◆ Dataset extract:

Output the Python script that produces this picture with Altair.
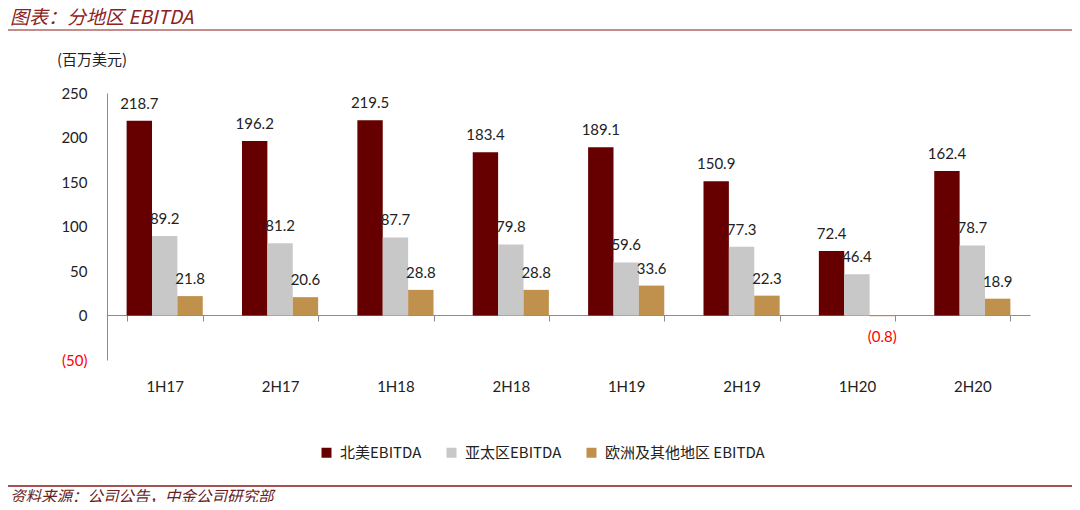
import altair as alt
import pandas as pd

periods = ["1H17", "2H17", "1H18", "2H18", "1H19", "2H19", "1H20", "2H20"]
regions = ["北美EBITDA", "亚太区EBITDA", "欧洲及其他地区 EBITDA"]
north_america = [218.7, 196.2, 219.5, 183.4, 189.1, 150.9, 72.4, 162.4]
asia_pacific = [89.2, 81.2, 87.7, 79.8, 59.6, 77.3, 46.4, 78.7]
europe_other = [21.8, 20.6, 28.8, 28.8, 33.6, 22.3, -0.8, 18.9]
colors = ["#660000", "#C8C8C8", "#C0904D"]
y_ticks = [-50, 0, 50, 100, 150, 200, 250]

rows = []
for series, name in zip([north_america, asia_pacific, europe_other], regions):
    for p, v in zip(periods, series):
        rows.append({"period": p, "region": name, "value": v})
df = pd.DataFrame(rows)
df["label"] = df["value"].map(lambda v: f"({abs(v):.1f})" if v < 0 else f"{v:.1f}")

FONT_NUM = "Lato"
FONT_CJK = "Noto Sans CJK SC"
W, H = 923, 267

x_enc = alt.X(
    "period:N", sort=periods, title=None,
    scale=alt.Scale(paddingInner=0.34, paddingOuter=0.17),
    axis=alt.Axis(
        offset=-45, tickBand="extent", tickSize=6, labelPadding=58, labelAngle=0,
        domainColor="#8c8c8c", tickColor="#8c8c8c", labelFont=FONT_NUM,
        labelFontSize=15, labelColor="#222222",
    ),
)
xoff = alt.XOffset("region:N", sort=regions, scale=alt.Scale(paddingInner=0, paddingOuter=0))
y_enc = alt.Y(
    "value:Q", title=None,
    scale=alt.Scale(domain=[-50, 250], nice=False, zero=False),
    axis=alt.Axis(
        values=y_ticks, grid=False, ticks=False, labelPadding=20,
        domainColor="#8c8c8c", labelFont=FONT_NUM, labelFontSize=15,
        labelExpr="datum.value < 0 ? '(' + abs(datum.value) + ')' : datum.label",
        labelColor={"condition": {"test": "datum.value < 0", "value": "#FF0000"}, "value": "#222222"},
    ),
)

base = alt.Chart(df)
bars = base.mark_bar().encode(
    x=x_enc, xOffset=xoff, y=y_enc,
    color=alt.Color(
        "region:N", sort=regions,
        scale=alt.Scale(domain=regions, range=colors),
        legend=alt.Legend(
            title=None, orient="none", legendX=212, legendY=352, direction="horizontal",
            symbolType="square", symbolSize=100, symbolStrokeWidth=0,
            labelFont=FONT_CJK, labelFontSize=15, labelColor="#222222",
            columnPadding=22, labelOffset=6,
        ),
    ),
)
pos_labels = base.transform_filter("datum.value >= 0").mark_text(
    baseline="bottom", dy=-9, font=FONT_NUM, fontSize=15, color="#222222"
).encode(x=alt.X("period:N", sort=periods), xOffset=xoff, y="value:Q", text="label:N")
neg_labels = base.transform_filter("datum.value < 0").mark_text(
    baseline="middle", dy=21, font=FONT_NUM, fontSize=15, color="#FF0000"
).encode(x=alt.X("period:N", sort=periods), xOffset=xoff, y="value:Q", text="label:N")

deco_color = "#8B1A1A"
title = alt.Chart(pd.DataFrame({"t": ["图表：分地区 EBITDA"]})).mark_text(
    align="left", baseline="middle", font=FONT_CJK, fontSize=19, fontStyle="italic", color="#8B2323"
).encode(x=alt.value(-97), y=alt.value(-75), text="t:N")
title_rule = alt.Chart(pd.DataFrame({"a": [0]})).mark_rule(color=deco_color, strokeWidth=1.2).encode(
    x=alt.value(-99), x2=alt.value(965), y=alt.value(-63)
)
unit = alt.Chart(pd.DataFrame({"t": ["(百万美元)"]})).mark_text(
    align="center", baseline="middle", font=FONT_CJK, fontSize=15, color="#222222"
).encode(x=alt.value(-15), y=alt.value(-33), text="t:N")
foot_rule = alt.Chart(pd.DataFrame({"a": [0]})).mark_rule(color=deco_color, strokeWidth=1.5).encode(
    x=alt.value(-99), x2=alt.value(965), y=alt.value(393)
)
source = alt.Chart(pd.DataFrame({"t": ["资料来源：公司公告，中金公司研究部"]})).mark_text(
    align="left", baseline="middle", font=FONT_CJK, fontSize=15.5, fontStyle="italic", color="#6B2020"
).encode(x=alt.value(-97), y=alt.value(404), text="t:N")

chart = alt.layer(bars, pos_labels, neg_labels, title, title_rule, unit, foot_rule, source).properties(
    width=W, height=H,
    autosize=alt.AutoSizeParams(type="none"),
    padding={"left": 99, "top": 85, "right": 42, "bottom": 142},
).configure(background="white").configure_view(strokeWidth=0, stroke="transparent")

chart.save("out.html", embed_options={"renderer": "svg", "actions": False})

◆ Required task:
Take the material above from its first line through the line holding "W, H = 923, 267" and set it down exactly, without the pictures.

◆ Expected output:
Output the Python script that produces this picture with Altair.
import altair as alt
import pandas as pd

periods = ["1H17", "2H17", "1H18", "2H18", "1H19", "2H19", "1H20", "2H20"]
regions = ["北美EBITDA", "亚太区EBITDA", "欧洲及其他地区 EBITDA"]
north_america = [218.7, 196.2, 219.5, 183.4, 189.1, 150.9, 72.4, 162.4]
asia_pacific = [89.2, 81.2, 87.7, 79.8, 59.6, 77.3, 46.4, 78.7]
europe_other = [21.8, 20.6, 28.8, 28.8, 33.6, 22.3, -0.8, 18.9]
colors = ["#660000", "#C8C8C8", "#C0904D"]
y_ticks = [-50, 0, 50, 100, 150, 200, 250]

rows = []
for series, name in zip([north_america, asia_pacific, europe_other], regions):
    for p, v in zip(periods, series):
        rows.append({"period": p, "region": name, "value": v})
df = pd.DataFrame(rows)
df["label"] = df["value"].map(lambda v: f"({abs(v):.1f})" if v < 0 else f"{v:.1f}")

FONT_NUM = "Lato"
FONT_CJK = "Noto Sans CJK SC"
W, H = 923, 267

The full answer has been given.